Electric field effects on current-voltage relationships in microfluidic channels presenting multiple working electrodes in the weak-coupling limit

摘要

While electrochemical methods are well suited for lab-on-a-chip applications, reliably coupling multiple, electrode-controlled processes in a single microfluidic channel remains a considerable challenge, because the electric fields driving electrokinetic flow make it difficult to establish a precisely known potential at the working electrode(s). The challenge of coupling electrochemical detection with microchip electrophoresis is well known; however, the problem is general, arising in other multi-electrode arrangements with applications in enhanced detection and chemical processing. Here, we study the effects of induced electric fields on voltammetric behavior in a microchannel containing multiple in-channel electrodes, using a Fe(CN)_6~(3/4-) model system.

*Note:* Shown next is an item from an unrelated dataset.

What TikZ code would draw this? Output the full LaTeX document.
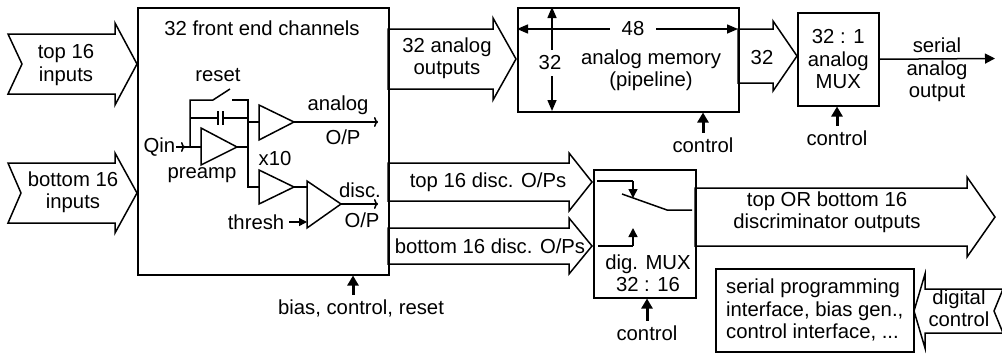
\documentclass[tikz,border=0pt]{standalone}
\usepackage{fontspec}
\setmainfont{Liberation Sans}
\usetikzlibrary{arrows.meta}
% tail x, notch, head x, tip x, centre y, half body, half head
\newcommand\blockarrow[7]{%
  \draw (#1,#5-#6) -- (#3,#5-#6) -- (#3,#5-#7) -- (#4,#5)
    -- (#3,#5+#7) -- (#3,#5+#6) -- (#1,#5+#6) -- (#1+#2,#5) -- cycle;}
\begin{document}
\begin{tikzpicture}[x=1pt,y=-1pt,line width=1.5pt,line join=miter,
  font=\fontsize{20.3}{22.5}\selectfont]
\tikzset{box/.style={draw,anchor=north west,inner sep=0pt},
  txt/.style={align=center,inner sep=0pt},
  ctl/.style={line width=3pt,-{Triangle[length=10pt,width=11pt]}},
  sig/.style={-{To[length=4pt,width=10pt]}},
  tip/.style={-{Triangle[length=9pt,width=9pt]}},
  dim/.style={{Triangle[length=11pt,width=9pt]}-{Triangle[length=11pt,width=9pt]}}}
\useasboundingbox (0,0) rectangle (1002,354);

% block arrows
\blockarrow{8}{14}{115}{137}{64}{30}{41}
\blockarrow{8}{13}{115}{137}{193}{30}{40}
\blockarrow{388}{0}{493}{516}{59}{30}{41}
\blockarrow{388}{0}{569}{592}{182}{19}{29}
\blockarrow{388}{0}{569}{592}{246}{18}{28}
\blockarrow{738}{0}{773}{797}{56}{27}{35}
\blockarrow{695}{0}{967}{995}{217}{29}{40}
\blockarrow{1003}{-9}{925}{914}{311}{22}{37}

% blocks
\node[box,minimum width=251pt,minimum height=267pt] (fe) at (137,7) {};
\node[box,minimum width=221pt,minimum height=104pt] (mem) at (517,7) {};
\node[box,minimum width=81pt,minimum height=93pt,align=center] (amux) at (797,12) {32 : 1\\analog\\MUX};
\node[box,minimum width=102pt,minimum height=128pt] (dmux) at (593,169) {};
\node[box,minimum width=198pt,minimum height=83pt,align=left] (spi) at (715,268) {serial programming\\interface, bias gen.,\\control interface, ...};

% texts
\node[txt] (fetitle) at (262,28) {32 front end channels};
\node[txt] (topin) at (66,65) {top 16\\inputs};
\node[txt] (botin) at (73,192) {bottom 16\\inputs};
\node[txt] (anout) at (447,58) {32 analog\\outputs};
\node[txt] (memtxt) at (651,70) {analog memory\\(pipeline)};
\node[txt] (n32) at (762,58) {32};
\node[txt] (serout) at (937,70) {serial\\analog\\output};
\node[txt] (topdisc) at (488,182) {top 16 disc. O/Ps};
\node[txt] (botdisc) at (490,246) {bottom 16 disc. O/Ps};
\node[txt] (dmuxtxt) at (648,273) {dig. MUX\\32 : 16};
\node[txt] (orout) at (827,212) {top OR bottom 16\\discriminator outputs};
\node[txt] (digctl) at (959,308) {digital\\control};

% memory size
\draw[dim] (517,29) -- (738,29);
\node[txt,fill=white,inner xsep=12pt,inner ysep=2pt] (w48) at (633,29) {48};
\draw[dim] (552,7) -- (552,111);
\node[txt,fill=white,inner xsep=1pt,inner ysep=6pt] (h32) at (550,63) {32};

% output
\coordinate (serend) at (995,58.5);
\draw[-{Triangle[length=10pt,width=10pt]}] (amux.east) -- (serend);

% control inputs
\node[txt] (memctl) at (703,145) {control};
\draw[ctl] ([yshift=4pt]memctl.north) -- (memctl.north |- mem.south);
\node[txt] (amuxctl) at (837,138) {control};
\draw[ctl] ([yshift=4pt]amuxctl.north) -- (amuxctl.north |- amux.south);
\node[txt] (dmuxctl) at (647,333) {control};
\draw[ctl] ([yshift=4pt]dmuxctl.north) -- (dmuxctl.north |- dmux.south);
\node[txt] (fectl) at (361,308) {bias, control, reset};
\coordinate (fectltop) at ([xshift=-8pt,yshift=4pt]fectl.north);
\draw[ctl] (fectltop) -- (fectltop |- fe.south);

% front end channel
\node[txt,anchor=east] (qin) at (176,147) {Qin};
\draw[sig] (qin.east) -- (185,147);
\draw (183,147) -- (201,147);
\draw (190,147) -- (190,100) -- (213,100) -- (230,89);
\draw (232,100) -- (248,100) -- (248,187) -- (259,187);
\draw (190,118) -- (218,118) (218,111) -- (218,125) (223,111) -- (223,125) (223,118) -- (248,118);
\draw (201,128) -- (237,147) -- (201,165) -- cycle;
\draw (237,147) -- (248,147);
\draw (248,122) -- (259,122);
\draw (259,105) -- (294,122) -- (259,140) -- cycle;
\draw[sig] (294,122) -- (378,122);
\draw (259,170) -- (294,187) -- (259,204) -- cycle;
\draw (294,187) -- (307,187);
\draw (307,181) -- (341,204) -- (307,228) -- cycle;
\draw[sig] (341,204) -- (378,204);
\node[txt,anchor=east] (thresh) at (285,222) {thresh};
\draw[-{Triangle[length=8pt,width=8pt]}] ([xshift=4pt]thresh.east) -- (307,222);
\node[txt] (rst) at (218,75) {reset};
\node[txt] (anlbl) at (338,105) {analog};
\node[txt] (anop) at (343,137) {O/P};
\node[txt] (prelbl) at (202,175) {preamp};
\node[txt] (gain) at (275,159) {x10};
\node[txt] (disclbl) at (360,190) {disc.};
\node[txt] (discop) at (362,220) {O/P};

% digital mux switch
\draw (597,181) -- (633,181);
\draw[tip] (633,181) -- (633,198);
\draw (622,194) -- (667,210) -- (692,210);
\draw (598,246) -- (633,246);
\draw[tip] (633,246) -- (633,228);
\end{tikzpicture}
\end{document}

When an electric field is induced by applying a cathodic potential at one in-channel electrode, the half-wave potential (E_(1/2)) for the oxidation of ferrocyanide at an adjacent electrode shifts to more negative potentials. The E_(1/2) value depends linearly on the electric field current at a separate in-channel electrode. The observed shift in E_(1/2) is quantitatively described by a model, which accounts for the change in solution potential caused by the iR drop along the length of the microchannel. The model, which reliably captures changes in electrode location and solution conductivity, apportions the electric field potential between iR drop and electrochemical potential components, enabling the study of microchannel electric field magnitudes at low applied potentials. In the system studied, the iR component of the electric field potential increases exponentially with applied current before reaching an asymptotic value near 80 % of the total applied potential. The methods described will aid in the development and interpretation of future microchip electrochemistry methods, particularly those that benefit from the coupling of electrokinetic and electrochemical phenomena at low voltages.